WRITTEN EXERCISE
Your copy should be exact, beginning at the line containing "Convert this diagram to TikZ code." and ending at the line containing "(psyB) at (168,221)", with both lines kept and every picture dropped.

[EXTRACTED INFORMATION start]

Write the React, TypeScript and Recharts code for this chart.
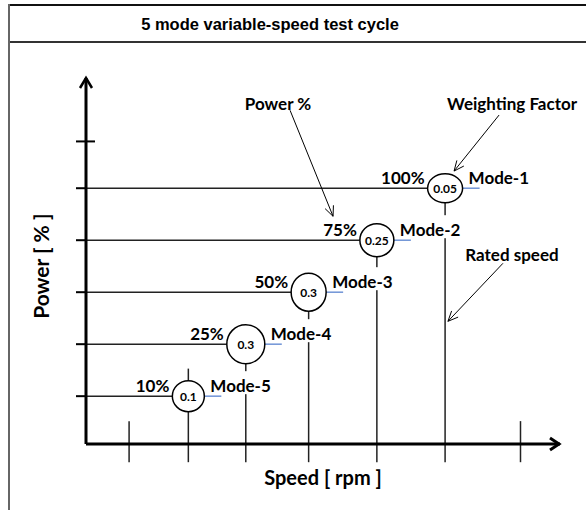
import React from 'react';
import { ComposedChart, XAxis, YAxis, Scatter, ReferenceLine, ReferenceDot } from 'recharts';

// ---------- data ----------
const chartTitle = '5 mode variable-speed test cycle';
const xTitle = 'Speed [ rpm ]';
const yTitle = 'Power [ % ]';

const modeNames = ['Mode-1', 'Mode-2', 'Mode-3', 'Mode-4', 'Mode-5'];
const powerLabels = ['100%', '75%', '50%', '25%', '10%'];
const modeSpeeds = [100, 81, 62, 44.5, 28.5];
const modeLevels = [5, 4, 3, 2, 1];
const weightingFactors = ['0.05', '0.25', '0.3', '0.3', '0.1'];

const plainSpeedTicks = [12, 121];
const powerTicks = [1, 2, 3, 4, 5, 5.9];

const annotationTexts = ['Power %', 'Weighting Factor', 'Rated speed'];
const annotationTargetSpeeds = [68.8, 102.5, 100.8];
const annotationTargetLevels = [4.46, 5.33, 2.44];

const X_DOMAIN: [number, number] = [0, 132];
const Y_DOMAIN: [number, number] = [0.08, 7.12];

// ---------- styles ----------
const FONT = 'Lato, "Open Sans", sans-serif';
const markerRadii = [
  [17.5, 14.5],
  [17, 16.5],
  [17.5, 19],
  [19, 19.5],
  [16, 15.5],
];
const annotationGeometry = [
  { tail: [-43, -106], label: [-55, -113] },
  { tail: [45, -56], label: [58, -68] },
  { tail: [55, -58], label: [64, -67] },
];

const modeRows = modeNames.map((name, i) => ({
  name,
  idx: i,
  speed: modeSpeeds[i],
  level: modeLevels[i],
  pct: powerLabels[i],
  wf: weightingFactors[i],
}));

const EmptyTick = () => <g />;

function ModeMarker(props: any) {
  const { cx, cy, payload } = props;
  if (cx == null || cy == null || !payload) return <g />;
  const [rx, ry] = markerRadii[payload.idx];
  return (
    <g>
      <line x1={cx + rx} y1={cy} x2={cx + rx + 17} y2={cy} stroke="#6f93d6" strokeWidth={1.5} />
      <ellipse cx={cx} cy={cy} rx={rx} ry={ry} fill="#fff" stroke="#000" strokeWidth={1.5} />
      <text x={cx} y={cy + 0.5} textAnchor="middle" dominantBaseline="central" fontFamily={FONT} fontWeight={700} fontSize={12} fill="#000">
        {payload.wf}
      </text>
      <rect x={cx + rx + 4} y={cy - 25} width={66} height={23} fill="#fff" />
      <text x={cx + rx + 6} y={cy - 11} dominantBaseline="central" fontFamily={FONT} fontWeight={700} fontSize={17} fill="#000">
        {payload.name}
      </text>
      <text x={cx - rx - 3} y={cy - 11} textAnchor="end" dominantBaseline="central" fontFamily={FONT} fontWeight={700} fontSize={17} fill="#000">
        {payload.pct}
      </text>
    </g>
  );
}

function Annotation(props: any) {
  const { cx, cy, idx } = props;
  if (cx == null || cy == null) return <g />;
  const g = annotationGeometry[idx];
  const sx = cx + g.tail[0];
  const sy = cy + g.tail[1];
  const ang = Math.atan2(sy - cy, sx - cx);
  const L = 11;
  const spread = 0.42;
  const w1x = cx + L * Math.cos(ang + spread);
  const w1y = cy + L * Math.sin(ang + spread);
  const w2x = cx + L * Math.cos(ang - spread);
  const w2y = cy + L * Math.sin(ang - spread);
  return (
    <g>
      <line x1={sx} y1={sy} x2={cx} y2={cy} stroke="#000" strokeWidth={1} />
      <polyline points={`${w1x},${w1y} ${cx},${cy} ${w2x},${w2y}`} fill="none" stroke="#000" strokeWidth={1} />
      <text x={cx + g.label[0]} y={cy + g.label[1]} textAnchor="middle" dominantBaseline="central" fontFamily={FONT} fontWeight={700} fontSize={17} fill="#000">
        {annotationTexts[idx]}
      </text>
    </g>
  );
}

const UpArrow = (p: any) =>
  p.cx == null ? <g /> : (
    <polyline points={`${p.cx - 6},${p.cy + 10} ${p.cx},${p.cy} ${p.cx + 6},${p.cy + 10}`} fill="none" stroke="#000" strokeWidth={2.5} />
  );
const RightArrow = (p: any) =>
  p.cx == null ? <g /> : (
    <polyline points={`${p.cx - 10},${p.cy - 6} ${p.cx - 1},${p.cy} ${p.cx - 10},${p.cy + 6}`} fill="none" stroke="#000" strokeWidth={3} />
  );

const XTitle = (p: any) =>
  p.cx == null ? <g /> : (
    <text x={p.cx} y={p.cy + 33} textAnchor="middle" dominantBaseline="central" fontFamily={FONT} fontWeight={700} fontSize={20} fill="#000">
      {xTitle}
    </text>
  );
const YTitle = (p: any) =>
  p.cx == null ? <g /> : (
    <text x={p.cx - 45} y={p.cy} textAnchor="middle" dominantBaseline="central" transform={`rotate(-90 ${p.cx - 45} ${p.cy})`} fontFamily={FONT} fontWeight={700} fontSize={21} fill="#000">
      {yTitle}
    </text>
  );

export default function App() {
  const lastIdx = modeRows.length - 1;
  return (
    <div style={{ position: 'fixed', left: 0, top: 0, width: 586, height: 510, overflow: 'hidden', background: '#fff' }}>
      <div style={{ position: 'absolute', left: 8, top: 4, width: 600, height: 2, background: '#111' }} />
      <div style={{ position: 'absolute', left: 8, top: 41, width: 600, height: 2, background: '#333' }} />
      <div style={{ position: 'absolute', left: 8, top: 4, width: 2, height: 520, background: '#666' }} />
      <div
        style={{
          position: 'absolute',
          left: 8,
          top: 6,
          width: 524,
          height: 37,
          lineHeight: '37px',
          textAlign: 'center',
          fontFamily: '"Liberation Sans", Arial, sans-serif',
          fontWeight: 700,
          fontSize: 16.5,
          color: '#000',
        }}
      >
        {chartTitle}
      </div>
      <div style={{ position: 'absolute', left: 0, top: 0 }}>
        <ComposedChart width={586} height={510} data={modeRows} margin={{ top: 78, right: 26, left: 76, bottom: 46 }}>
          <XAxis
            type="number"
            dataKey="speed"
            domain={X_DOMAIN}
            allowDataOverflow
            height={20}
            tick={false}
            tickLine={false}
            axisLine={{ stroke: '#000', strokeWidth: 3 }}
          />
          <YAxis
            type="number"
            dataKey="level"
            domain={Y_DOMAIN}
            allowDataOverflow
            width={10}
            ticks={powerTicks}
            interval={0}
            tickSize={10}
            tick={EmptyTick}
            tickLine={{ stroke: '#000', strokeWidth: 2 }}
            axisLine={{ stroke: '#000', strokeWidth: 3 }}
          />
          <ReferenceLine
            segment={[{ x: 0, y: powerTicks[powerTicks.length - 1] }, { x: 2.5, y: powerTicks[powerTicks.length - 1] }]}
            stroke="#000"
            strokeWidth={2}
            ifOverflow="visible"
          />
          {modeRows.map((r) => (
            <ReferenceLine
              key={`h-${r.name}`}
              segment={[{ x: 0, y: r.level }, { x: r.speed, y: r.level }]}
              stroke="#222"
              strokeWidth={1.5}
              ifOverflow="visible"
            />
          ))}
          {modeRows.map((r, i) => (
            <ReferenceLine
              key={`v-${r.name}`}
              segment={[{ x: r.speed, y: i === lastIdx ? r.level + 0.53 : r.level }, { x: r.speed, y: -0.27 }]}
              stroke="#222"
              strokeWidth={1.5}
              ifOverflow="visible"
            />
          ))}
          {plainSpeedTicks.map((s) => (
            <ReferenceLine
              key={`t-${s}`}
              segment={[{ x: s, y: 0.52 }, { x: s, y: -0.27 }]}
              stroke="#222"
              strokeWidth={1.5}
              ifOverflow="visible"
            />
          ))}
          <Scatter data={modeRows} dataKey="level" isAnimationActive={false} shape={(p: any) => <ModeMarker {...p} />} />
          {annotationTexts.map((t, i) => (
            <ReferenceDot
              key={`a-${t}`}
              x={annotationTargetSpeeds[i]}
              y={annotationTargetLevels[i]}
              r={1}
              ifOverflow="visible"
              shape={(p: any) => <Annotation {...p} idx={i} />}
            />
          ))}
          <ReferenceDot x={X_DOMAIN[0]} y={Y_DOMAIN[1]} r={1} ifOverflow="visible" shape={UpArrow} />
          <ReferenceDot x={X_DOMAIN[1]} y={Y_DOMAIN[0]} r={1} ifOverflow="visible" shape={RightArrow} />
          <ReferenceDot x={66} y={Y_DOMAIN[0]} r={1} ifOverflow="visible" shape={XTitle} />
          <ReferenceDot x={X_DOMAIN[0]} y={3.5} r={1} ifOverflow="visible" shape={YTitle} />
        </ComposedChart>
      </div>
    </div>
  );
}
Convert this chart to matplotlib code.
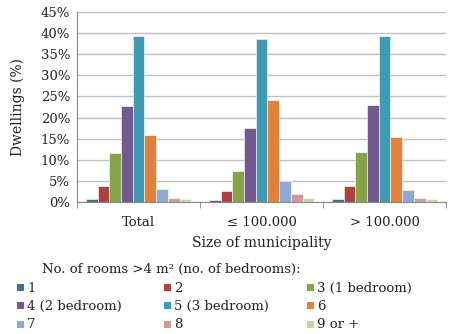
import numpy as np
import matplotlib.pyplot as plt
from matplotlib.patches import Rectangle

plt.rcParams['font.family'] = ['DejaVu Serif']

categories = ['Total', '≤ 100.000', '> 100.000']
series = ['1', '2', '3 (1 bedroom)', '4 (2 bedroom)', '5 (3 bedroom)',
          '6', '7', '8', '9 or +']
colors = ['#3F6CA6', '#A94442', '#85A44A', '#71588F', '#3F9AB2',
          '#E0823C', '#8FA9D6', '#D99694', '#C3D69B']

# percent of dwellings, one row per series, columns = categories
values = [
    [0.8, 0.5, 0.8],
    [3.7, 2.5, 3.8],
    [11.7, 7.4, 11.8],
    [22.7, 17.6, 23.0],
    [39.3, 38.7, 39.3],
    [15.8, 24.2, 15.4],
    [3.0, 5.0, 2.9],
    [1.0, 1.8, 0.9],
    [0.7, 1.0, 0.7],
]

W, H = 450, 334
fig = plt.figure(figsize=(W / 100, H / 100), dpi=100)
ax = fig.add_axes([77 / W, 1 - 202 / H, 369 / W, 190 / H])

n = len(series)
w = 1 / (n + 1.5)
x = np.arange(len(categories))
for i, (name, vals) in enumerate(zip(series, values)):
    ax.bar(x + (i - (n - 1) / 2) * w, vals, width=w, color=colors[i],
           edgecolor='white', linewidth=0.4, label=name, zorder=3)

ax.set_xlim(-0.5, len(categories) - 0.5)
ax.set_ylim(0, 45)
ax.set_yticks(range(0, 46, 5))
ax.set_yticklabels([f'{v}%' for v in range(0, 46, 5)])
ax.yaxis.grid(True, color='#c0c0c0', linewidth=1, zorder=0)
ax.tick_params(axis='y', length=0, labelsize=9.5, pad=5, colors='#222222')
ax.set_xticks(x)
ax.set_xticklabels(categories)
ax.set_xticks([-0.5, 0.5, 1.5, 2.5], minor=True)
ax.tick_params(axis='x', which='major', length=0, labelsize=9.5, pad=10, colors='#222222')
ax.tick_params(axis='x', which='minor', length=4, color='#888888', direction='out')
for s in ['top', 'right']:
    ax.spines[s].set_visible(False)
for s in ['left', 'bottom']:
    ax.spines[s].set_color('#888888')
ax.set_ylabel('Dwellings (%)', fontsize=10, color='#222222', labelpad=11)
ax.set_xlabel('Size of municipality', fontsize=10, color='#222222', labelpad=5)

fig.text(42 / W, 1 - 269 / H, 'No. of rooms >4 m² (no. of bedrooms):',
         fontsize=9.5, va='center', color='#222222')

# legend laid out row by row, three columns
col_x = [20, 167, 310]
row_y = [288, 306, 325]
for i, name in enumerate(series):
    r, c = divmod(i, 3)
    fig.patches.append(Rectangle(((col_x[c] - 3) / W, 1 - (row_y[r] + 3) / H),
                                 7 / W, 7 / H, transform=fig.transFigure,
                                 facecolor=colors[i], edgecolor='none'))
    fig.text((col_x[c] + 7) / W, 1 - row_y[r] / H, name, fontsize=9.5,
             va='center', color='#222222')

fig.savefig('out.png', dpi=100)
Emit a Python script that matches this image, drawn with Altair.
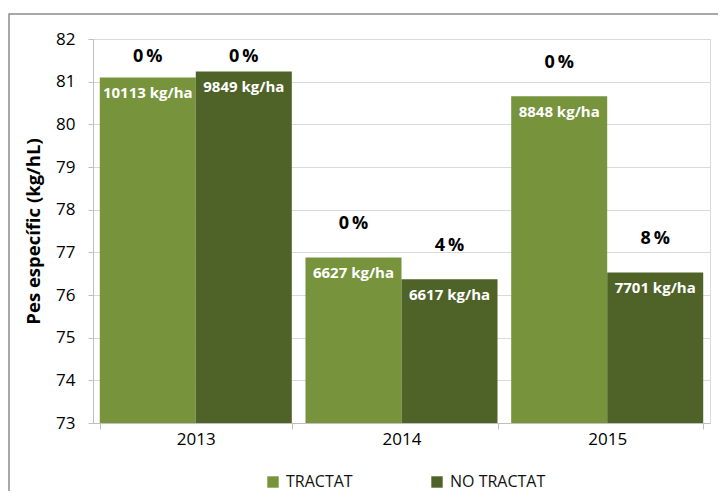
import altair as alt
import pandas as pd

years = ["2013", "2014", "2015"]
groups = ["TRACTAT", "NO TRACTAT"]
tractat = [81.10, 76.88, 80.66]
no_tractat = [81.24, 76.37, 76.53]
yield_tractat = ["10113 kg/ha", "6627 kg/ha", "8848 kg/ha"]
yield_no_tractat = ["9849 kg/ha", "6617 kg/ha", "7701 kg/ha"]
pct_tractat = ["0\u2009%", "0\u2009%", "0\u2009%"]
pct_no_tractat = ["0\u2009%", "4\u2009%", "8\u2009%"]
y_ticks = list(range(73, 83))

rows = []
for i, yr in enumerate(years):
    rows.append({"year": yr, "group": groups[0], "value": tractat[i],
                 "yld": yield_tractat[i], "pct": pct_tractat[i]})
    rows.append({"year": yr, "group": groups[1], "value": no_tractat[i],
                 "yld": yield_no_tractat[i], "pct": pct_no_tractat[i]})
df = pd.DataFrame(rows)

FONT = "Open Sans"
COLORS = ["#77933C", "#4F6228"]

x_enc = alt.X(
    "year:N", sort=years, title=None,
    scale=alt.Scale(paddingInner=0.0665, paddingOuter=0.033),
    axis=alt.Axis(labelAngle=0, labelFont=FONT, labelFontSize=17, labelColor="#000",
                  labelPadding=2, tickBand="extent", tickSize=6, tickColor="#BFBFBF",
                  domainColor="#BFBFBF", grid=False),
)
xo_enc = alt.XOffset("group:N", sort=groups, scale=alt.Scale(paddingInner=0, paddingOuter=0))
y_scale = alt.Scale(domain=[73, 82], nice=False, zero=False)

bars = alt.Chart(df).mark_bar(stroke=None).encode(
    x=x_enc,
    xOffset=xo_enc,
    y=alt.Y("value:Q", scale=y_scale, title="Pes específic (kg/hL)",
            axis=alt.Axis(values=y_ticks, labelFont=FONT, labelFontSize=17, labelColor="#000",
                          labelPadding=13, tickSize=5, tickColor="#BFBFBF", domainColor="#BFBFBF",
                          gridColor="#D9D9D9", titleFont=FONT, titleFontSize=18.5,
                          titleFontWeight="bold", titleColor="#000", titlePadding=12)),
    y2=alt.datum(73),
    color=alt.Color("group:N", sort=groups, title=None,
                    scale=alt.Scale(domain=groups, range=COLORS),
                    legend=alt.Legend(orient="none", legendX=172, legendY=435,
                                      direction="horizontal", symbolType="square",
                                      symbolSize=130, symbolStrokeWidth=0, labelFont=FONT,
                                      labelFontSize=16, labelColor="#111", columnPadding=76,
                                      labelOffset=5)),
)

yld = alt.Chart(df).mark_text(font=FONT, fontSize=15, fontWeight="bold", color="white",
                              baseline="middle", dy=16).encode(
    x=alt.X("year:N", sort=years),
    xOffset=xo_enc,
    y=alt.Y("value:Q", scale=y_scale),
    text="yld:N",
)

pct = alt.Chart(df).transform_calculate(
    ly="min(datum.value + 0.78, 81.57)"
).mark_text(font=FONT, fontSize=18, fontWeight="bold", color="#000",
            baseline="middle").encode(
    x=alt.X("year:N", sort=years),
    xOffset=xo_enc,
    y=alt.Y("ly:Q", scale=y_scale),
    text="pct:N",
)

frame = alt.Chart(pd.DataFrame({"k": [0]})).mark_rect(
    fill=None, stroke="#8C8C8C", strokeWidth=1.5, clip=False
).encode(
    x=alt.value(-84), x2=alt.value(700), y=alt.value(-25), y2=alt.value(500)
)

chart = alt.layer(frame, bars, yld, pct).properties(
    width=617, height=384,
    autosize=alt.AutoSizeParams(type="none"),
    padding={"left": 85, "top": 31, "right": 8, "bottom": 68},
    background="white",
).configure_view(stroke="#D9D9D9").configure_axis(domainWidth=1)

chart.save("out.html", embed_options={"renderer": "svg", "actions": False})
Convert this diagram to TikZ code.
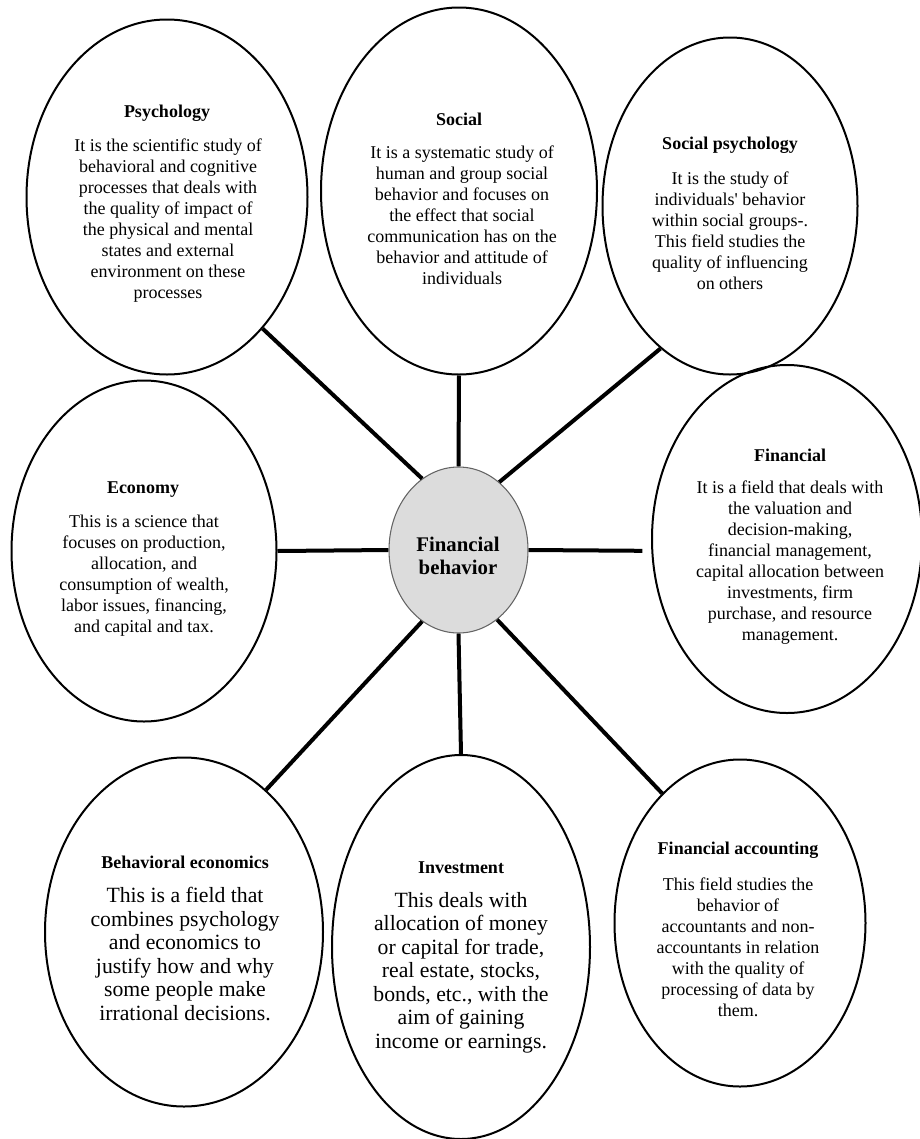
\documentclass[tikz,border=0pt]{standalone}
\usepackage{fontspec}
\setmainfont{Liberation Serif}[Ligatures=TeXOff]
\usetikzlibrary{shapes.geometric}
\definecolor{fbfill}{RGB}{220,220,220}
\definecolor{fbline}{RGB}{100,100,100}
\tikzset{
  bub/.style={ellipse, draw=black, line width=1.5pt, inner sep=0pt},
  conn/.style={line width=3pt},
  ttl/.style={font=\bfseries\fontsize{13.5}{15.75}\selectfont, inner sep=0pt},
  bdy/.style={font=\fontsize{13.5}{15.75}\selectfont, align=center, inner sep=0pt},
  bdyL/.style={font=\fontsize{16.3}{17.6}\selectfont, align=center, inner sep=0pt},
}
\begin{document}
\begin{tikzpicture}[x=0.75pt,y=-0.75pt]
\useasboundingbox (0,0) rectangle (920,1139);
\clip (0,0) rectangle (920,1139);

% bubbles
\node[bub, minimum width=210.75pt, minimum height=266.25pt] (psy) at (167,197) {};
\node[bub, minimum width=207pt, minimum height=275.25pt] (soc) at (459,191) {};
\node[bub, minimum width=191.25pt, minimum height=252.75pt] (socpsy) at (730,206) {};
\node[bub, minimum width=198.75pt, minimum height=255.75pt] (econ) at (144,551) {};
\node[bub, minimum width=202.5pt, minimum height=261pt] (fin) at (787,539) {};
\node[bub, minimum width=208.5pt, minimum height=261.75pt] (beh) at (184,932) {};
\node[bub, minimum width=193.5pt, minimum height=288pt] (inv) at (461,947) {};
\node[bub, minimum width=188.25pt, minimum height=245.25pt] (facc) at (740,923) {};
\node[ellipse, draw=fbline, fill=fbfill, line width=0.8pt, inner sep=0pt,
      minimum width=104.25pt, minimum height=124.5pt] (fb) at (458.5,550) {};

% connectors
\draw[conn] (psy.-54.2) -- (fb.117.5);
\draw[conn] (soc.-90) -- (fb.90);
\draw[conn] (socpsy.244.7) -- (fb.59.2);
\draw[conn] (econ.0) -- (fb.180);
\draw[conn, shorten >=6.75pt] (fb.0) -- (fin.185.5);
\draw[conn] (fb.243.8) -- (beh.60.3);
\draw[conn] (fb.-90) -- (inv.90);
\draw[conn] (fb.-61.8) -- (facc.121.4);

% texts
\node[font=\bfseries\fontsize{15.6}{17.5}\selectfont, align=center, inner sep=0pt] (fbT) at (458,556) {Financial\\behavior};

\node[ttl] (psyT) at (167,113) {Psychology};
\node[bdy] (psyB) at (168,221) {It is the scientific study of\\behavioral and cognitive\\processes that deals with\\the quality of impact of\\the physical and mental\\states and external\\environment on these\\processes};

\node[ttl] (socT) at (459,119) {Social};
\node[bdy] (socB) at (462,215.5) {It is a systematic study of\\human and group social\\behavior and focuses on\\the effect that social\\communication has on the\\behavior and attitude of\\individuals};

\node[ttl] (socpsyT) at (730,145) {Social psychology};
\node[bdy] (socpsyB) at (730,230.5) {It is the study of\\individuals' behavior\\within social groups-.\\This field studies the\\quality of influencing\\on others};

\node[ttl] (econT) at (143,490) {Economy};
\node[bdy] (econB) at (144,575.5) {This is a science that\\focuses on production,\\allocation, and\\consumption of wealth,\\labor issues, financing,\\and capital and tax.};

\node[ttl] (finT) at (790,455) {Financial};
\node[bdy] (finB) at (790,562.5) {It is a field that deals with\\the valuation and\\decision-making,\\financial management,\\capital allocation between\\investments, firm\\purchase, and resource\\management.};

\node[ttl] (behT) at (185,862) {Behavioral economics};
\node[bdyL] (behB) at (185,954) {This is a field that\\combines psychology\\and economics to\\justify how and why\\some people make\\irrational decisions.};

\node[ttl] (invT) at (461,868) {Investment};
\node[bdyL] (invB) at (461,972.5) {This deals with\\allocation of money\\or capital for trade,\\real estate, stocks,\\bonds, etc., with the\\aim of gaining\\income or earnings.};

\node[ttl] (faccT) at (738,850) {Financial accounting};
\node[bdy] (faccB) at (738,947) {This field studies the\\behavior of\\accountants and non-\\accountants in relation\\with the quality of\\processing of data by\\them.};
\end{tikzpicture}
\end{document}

[EXTRACTED INFORMATION end]

CORRECT OUTPUT
Convert this diagram to TikZ code.
\documentclass[tikz,border=0pt]{standalone}
\usepackage{fontspec}
\setmainfont{Liberation Serif}[Ligatures=TeXOff]
\usetikzlibrary{shapes.geometric}
\definecolor{fbfill}{RGB}{220,220,220}
\definecolor{fbline}{RGB}{100,100,100}
\tikzset{
  bub/.style={ellipse, draw=black, line width=1.5pt, inner sep=0pt},
  conn/.style={line width=3pt},
  ttl/.style={font=\bfseries\fontsize{13.5}{15.75}\selectfont, inner sep=0pt},
  bdy/.style={font=\fontsize{13.5}{15.75}\selectfont, align=center, inner sep=0pt},
  bdyL/.style={font=\fontsize{16.3}{17.6}\selectfont, align=center, inner sep=0pt},
}
\begin{document}
\begin{tikzpicture}[x=0.75pt,y=-0.75pt]
\useasboundingbox (0,0) rectangle (920,1139);
\clip (0,0) rectangle (920,1139);

% bubbles
\node[bub, minimum width=210.75pt, minimum height=266.25pt] (psy) at (167,197) {};
\node[bub, minimum width=207pt, minimum height=275.25pt] (soc) at (459,191) {};
\node[bub, minimum width=191.25pt, minimum height=252.75pt] (socpsy) at (730,206) {};
\node[bub, minimum width=198.75pt, minimum height=255.75pt] (econ) at (144,551) {};
\node[bub, minimum width=202.5pt, minimum height=261pt] (fin) at (787,539) {};
\node[bub, minimum width=208.5pt, minimum height=261.75pt] (beh) at (184,932) {};
\node[bub, minimum width=193.5pt, minimum height=288pt] (inv) at (461,947) {};
\node[bub, minimum width=188.25pt, minimum height=245.25pt] (facc) at (740,923) {};
\node[ellipse, draw=fbline, fill=fbfill, line width=0.8pt, inner sep=0pt,
      minimum width=104.25pt, minimum height=124.5pt] (fb) at (458.5,550) {};

% connectors
\draw[conn] (psy.-54.2) -- (fb.117.5);
\draw[conn] (soc.-90) -- (fb.90);
\draw[conn] (socpsy.244.7) -- (fb.59.2);
\draw[conn] (econ.0) -- (fb.180);
\draw[conn, shorten >=6.75pt] (fb.0) -- (fin.185.5);
\draw[conn] (fb.243.8) -- (beh.60.3);
\draw[conn] (fb.-90) -- (inv.90);
\draw[conn] (fb.-61.8) -- (facc.121.4);

% texts
\node[font=\bfseries\fontsize{15.6}{17.5}\selectfont, align=center, inner sep=0pt] (fbT) at (458,556) {Financial\\behavior};

\node[ttl] (psyT) at (167,113) {Psychology};
\node[bdy] (psyB) at (168,221) {It is the scientific study of\\behavioral and cognitive\\processes that deals with\\the quality of impact of\\the physical and mental\\states and external\\environment on these\\processes};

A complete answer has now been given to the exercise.